Quindi il problema qual è?
“Non è tanto andare a cercare nel passato, questo è un errore. Il passato ti può dare ispirazione ma i tempi che viviamo richiedono idee nuove, come quelle contenute nel libro di Daniel Chandler che abbiamo appena pubblicato (Liberi e uguali, ndr)”.
Invece è come se la destra al governo, invece di cercare idee nuove, fosse impegnata nella sua guerra contro una presunta egemonia culturale che non esiste più. Giuli a Firenze ha detto che alla sinistra sono rimasti solo i comici…
“E’ un accorciamento di visuale per cui, alla fine, si arriva solo alle battute con cui non si risolve nulla o alla denigrazione dell’avversario. Comici? Uno potrebbe ribattere che in questi mesi quasi tutti gli attori di Hollywood si sono schierati contro Trump. Meryl Streep o Robert De Niro sono comici? Risolvere la questione con battute può funzionare in un talk show, non se ci si vuole misurare con la cultura in senso ampio”.
Fosse andato a Firenze cosa avrebbe chiesto al ministro Giuli?
“Una piccola, grande, idea rivoluzionaria. Se è d’accordo con l’istituzione della figura del bibliotecario scolastico, che esiste in tutti i Paesi più avanzati d’Europa e che noi non abbiamo. Sarebbe un vero avanzamento culturale, né di destra né di sinistra. A scuola inizia la vera crescita culturale e si acquisiscono gli strumenti per orientarsi in un mondo complicato senza averne paura”.

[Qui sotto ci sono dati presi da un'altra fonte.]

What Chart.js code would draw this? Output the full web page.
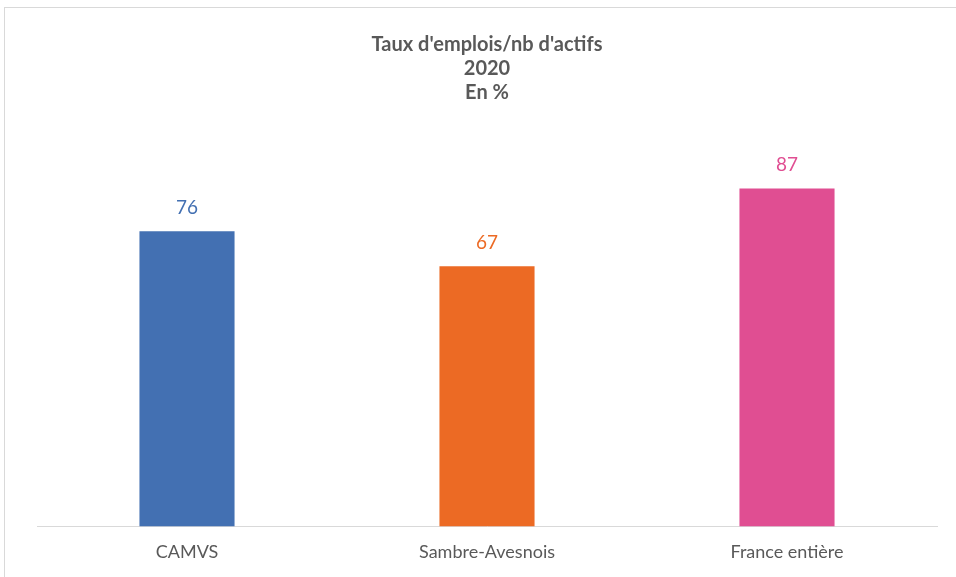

Abbiamo detto molto della destra, ma la sinistra oggi è adeguata ai nuovi tempi?
“La sinistra, una parte di essa, ha a sua volta un problema nella sua cultura. Prendiamo il ’68, che è stato un grande fenomeno di cambiamento e di trasformazione, ma ha lasciato una deriva, quella di negare la responsabilità individuale. Se un immigrato commette un crimine è un delinquente, anche se è immigrato. Molte amministrazioni di sinistra, molti sindaci, sono in difficoltà perché c’è una cattiva cultura di sinistra che dice invece “è un immigrato, bisogna capirlo”. Bisogna pure capirlo, ma se commette un crimine va perseguito. La destra cavalca questo concetto di responsabilità individuale in maniera spregiudicata, ma la sinistra finora ha fallito nella sua risposta al problema della sicurezza”.